Begin Information given

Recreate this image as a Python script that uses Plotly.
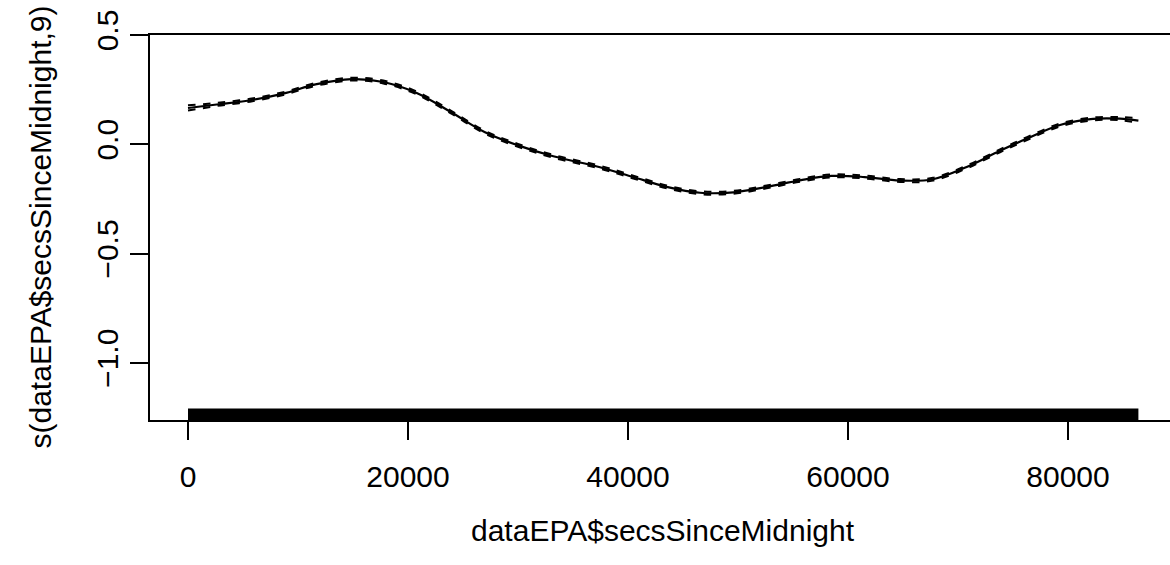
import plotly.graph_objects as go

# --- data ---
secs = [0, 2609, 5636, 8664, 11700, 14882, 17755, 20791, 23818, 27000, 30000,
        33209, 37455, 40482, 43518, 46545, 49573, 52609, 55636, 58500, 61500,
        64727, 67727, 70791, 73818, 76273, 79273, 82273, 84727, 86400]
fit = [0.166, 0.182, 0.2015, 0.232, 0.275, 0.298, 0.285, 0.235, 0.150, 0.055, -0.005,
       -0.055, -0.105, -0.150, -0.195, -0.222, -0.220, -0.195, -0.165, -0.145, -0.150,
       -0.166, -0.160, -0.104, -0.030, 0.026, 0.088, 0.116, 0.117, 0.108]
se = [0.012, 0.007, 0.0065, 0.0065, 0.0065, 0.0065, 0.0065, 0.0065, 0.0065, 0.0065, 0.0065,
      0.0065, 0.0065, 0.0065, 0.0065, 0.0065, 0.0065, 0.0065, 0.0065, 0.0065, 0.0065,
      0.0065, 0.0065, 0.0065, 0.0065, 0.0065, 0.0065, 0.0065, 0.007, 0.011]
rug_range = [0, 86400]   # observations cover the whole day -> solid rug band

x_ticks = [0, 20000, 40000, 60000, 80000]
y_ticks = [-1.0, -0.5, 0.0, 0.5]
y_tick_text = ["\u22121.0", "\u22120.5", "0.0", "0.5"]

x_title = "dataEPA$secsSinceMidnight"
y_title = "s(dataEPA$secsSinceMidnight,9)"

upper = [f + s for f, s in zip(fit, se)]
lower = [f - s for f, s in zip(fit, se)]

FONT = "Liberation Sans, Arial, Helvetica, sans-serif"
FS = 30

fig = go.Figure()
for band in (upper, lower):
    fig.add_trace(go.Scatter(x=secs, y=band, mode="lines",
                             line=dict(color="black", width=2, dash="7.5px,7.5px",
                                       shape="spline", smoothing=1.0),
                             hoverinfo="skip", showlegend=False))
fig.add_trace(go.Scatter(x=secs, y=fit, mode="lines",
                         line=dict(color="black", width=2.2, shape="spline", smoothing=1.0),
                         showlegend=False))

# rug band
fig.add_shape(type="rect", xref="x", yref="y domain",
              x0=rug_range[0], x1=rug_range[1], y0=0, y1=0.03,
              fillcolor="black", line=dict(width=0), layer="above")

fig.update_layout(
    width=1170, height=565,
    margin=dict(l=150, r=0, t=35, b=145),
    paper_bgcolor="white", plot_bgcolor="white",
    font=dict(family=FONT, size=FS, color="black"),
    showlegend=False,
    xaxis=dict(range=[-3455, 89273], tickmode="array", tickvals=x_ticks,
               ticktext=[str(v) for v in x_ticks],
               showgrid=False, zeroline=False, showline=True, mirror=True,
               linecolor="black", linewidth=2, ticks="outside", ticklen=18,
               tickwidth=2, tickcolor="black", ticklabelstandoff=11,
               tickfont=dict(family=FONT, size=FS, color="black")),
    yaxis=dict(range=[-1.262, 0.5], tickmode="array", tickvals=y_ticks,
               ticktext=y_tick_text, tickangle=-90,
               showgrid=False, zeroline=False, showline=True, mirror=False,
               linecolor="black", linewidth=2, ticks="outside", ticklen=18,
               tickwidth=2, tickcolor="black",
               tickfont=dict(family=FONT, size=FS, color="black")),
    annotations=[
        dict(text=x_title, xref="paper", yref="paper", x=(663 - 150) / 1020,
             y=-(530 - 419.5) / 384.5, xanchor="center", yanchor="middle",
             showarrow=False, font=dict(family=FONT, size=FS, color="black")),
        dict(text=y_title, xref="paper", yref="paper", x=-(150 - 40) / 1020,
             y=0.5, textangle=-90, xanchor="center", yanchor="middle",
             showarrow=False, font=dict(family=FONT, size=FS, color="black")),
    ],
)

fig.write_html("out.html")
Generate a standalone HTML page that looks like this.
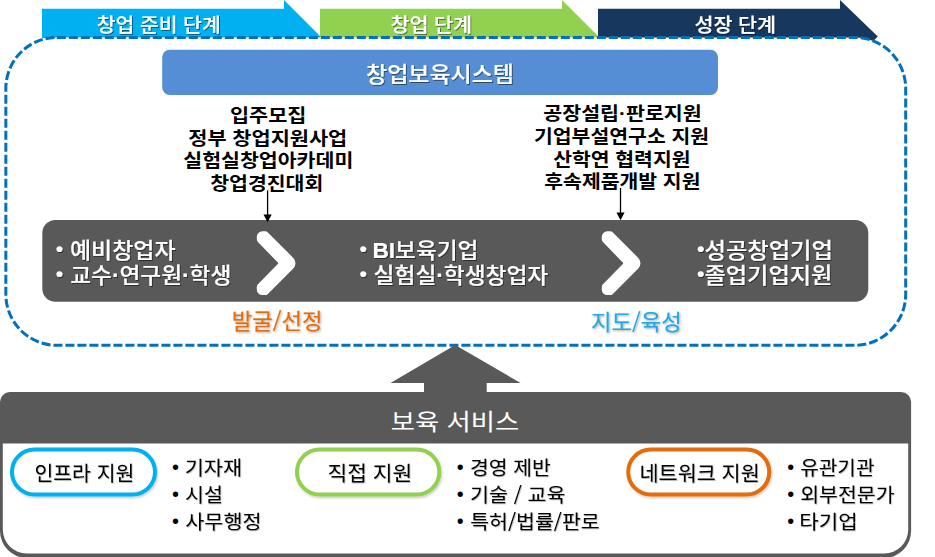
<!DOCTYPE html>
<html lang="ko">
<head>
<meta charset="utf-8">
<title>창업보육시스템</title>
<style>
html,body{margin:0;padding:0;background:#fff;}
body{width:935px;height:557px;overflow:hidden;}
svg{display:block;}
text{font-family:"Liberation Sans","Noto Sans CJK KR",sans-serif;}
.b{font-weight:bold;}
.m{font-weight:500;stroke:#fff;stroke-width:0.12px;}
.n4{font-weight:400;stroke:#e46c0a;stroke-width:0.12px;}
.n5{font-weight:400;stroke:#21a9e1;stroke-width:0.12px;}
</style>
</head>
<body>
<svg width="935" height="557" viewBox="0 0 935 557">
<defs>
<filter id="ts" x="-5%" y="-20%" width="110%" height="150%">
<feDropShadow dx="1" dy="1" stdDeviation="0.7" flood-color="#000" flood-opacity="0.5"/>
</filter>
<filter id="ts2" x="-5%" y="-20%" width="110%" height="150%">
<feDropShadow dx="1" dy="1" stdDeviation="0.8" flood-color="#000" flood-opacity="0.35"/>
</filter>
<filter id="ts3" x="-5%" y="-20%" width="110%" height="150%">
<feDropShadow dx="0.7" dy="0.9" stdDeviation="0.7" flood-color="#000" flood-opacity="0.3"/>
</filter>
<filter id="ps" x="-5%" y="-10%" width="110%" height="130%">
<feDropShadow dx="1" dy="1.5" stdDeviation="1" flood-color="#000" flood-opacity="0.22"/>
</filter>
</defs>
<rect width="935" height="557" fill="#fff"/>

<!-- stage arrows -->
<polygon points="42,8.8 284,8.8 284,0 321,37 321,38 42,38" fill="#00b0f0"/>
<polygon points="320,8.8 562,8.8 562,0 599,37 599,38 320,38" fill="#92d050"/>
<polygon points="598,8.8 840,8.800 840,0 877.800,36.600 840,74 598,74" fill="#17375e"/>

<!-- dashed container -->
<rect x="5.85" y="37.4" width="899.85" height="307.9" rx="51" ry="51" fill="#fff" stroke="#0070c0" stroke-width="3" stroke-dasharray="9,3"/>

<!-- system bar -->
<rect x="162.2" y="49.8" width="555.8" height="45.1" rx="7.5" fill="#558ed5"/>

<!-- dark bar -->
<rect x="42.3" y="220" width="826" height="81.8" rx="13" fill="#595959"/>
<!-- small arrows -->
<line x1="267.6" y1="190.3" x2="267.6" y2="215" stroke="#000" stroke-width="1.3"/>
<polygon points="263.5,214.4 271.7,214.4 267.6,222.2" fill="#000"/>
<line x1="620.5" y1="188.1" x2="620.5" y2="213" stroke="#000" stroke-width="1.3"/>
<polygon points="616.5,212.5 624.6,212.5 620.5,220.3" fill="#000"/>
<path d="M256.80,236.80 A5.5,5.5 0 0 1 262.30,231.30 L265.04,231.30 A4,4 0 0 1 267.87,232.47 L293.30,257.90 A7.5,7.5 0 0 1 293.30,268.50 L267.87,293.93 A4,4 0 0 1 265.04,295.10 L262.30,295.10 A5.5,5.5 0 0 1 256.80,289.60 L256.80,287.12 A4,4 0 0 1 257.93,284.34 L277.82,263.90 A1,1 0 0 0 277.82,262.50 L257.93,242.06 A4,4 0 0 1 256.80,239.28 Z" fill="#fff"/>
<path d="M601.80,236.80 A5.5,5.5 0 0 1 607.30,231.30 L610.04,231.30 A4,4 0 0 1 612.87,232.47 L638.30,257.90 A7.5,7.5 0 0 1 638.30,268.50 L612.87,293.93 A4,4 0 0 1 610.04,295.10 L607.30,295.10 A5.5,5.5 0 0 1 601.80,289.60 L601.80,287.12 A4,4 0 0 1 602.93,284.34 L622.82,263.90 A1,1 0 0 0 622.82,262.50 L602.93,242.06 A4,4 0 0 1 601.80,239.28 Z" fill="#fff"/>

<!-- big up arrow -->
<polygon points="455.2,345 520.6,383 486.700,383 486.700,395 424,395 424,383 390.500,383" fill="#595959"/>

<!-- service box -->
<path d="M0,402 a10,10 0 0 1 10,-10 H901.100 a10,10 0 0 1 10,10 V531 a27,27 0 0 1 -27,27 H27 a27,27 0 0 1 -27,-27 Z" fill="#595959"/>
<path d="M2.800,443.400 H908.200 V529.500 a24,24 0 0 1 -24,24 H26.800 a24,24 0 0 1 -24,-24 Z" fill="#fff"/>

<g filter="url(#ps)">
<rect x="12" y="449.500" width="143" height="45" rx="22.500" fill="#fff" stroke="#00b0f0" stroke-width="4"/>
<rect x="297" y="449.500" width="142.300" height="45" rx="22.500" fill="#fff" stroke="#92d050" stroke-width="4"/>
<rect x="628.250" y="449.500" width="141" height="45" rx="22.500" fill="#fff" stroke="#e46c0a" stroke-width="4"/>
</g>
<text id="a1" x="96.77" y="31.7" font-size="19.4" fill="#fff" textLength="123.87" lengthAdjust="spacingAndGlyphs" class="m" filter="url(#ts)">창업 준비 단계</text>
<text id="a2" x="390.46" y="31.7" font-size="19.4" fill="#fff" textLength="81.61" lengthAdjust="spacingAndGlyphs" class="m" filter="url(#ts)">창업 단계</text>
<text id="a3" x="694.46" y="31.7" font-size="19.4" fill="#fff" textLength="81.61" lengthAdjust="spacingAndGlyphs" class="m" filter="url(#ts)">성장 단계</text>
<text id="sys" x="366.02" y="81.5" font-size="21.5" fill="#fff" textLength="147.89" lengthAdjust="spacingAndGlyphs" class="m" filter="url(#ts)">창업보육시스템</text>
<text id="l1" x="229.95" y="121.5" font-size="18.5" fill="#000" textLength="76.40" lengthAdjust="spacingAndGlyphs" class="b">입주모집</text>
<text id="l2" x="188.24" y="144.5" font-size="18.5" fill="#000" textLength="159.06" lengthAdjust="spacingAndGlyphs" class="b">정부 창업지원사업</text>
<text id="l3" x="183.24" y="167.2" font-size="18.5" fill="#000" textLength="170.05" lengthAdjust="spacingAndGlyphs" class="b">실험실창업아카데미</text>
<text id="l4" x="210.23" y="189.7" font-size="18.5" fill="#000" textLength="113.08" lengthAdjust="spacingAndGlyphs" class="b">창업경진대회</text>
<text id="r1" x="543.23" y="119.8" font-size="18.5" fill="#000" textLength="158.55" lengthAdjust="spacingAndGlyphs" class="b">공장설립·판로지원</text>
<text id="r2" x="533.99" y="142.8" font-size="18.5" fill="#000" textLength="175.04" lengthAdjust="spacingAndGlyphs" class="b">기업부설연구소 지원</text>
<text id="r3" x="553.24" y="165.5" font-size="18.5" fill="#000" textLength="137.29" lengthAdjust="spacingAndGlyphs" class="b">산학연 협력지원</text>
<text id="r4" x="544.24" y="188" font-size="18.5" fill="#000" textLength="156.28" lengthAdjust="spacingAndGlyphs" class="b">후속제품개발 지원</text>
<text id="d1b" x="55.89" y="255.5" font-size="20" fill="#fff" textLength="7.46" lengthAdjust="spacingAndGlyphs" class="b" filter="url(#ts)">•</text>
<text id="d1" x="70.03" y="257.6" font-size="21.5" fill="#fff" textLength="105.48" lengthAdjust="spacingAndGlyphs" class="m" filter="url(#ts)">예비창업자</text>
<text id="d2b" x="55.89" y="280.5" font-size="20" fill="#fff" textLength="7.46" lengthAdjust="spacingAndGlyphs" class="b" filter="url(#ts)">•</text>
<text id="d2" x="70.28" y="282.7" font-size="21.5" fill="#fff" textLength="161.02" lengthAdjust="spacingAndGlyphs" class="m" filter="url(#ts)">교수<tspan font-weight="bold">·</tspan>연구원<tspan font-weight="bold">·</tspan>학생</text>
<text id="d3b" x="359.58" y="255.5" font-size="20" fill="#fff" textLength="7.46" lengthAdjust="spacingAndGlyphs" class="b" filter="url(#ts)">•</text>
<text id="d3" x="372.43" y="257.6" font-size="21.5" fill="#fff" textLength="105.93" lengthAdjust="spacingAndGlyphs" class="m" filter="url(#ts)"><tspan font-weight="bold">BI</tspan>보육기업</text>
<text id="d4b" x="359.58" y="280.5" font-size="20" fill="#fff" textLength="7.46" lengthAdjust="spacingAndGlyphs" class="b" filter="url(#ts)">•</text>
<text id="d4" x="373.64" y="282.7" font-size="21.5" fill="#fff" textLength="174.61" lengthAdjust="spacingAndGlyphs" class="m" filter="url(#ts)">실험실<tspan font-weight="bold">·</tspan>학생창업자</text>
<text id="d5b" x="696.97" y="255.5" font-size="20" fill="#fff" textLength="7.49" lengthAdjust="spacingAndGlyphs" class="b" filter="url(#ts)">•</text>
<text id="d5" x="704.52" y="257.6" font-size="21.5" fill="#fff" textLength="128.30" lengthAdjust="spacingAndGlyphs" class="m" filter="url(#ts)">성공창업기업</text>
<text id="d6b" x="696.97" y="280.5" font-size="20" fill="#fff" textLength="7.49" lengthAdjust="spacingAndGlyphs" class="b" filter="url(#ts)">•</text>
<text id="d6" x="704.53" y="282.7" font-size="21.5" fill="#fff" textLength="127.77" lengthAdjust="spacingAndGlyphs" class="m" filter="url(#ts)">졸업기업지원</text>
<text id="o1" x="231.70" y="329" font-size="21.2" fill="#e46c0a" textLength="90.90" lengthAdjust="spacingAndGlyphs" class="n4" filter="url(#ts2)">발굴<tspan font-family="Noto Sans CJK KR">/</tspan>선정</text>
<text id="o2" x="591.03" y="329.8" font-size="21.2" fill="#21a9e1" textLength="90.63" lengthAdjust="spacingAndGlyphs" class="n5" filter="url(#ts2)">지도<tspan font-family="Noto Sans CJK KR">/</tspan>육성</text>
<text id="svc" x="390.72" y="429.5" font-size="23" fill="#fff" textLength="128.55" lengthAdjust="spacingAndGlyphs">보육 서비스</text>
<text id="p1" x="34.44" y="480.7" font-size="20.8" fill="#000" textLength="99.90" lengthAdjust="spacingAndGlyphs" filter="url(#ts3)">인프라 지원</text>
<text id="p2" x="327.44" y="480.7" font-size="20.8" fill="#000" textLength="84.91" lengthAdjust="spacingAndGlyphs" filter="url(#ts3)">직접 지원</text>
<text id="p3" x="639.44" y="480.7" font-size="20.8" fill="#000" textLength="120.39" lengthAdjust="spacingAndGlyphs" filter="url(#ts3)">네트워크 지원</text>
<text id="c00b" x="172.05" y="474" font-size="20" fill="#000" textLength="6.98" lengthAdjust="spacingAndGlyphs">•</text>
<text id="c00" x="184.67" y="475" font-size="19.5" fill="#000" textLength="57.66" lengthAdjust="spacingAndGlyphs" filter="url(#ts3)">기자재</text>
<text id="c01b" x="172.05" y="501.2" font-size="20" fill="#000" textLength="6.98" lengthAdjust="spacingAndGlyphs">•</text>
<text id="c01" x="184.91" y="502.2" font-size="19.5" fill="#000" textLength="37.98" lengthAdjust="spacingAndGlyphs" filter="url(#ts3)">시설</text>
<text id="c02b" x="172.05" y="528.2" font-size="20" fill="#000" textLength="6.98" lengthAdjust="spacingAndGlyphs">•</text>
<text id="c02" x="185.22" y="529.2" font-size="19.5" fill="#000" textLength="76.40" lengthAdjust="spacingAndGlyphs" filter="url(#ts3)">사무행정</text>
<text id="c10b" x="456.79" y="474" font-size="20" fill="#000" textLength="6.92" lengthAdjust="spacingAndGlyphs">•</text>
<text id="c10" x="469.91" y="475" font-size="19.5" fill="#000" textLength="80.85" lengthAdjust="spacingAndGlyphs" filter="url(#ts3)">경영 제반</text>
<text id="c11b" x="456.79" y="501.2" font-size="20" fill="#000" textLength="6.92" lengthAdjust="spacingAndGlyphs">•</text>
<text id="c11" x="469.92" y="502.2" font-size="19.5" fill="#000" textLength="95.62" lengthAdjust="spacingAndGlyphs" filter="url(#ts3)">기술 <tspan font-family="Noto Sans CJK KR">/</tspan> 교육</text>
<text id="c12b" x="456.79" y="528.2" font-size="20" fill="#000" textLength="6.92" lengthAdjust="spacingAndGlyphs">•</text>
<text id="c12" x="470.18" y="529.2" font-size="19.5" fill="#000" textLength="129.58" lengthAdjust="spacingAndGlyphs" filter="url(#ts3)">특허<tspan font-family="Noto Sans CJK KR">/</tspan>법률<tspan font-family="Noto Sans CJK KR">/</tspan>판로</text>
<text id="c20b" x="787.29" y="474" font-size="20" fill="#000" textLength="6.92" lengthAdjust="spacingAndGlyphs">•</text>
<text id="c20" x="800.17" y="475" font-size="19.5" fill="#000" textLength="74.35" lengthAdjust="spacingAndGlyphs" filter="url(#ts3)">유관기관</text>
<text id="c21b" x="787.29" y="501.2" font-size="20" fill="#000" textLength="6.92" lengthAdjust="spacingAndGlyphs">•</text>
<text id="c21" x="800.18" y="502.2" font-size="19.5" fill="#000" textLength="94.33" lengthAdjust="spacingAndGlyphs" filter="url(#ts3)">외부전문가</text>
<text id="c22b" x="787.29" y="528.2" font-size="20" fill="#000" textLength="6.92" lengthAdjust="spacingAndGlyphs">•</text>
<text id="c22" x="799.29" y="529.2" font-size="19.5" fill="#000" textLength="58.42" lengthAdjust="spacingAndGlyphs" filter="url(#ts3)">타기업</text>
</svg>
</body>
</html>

End Information given

- _Requirements_
Write out nothing but the lines from the start of the data through the line with "import plotly.graph_objects as go". Leave out the pictures.

- _Result of the task_
Recreate this image as a Python script that uses Plotly.
import plotly.graph_objects as go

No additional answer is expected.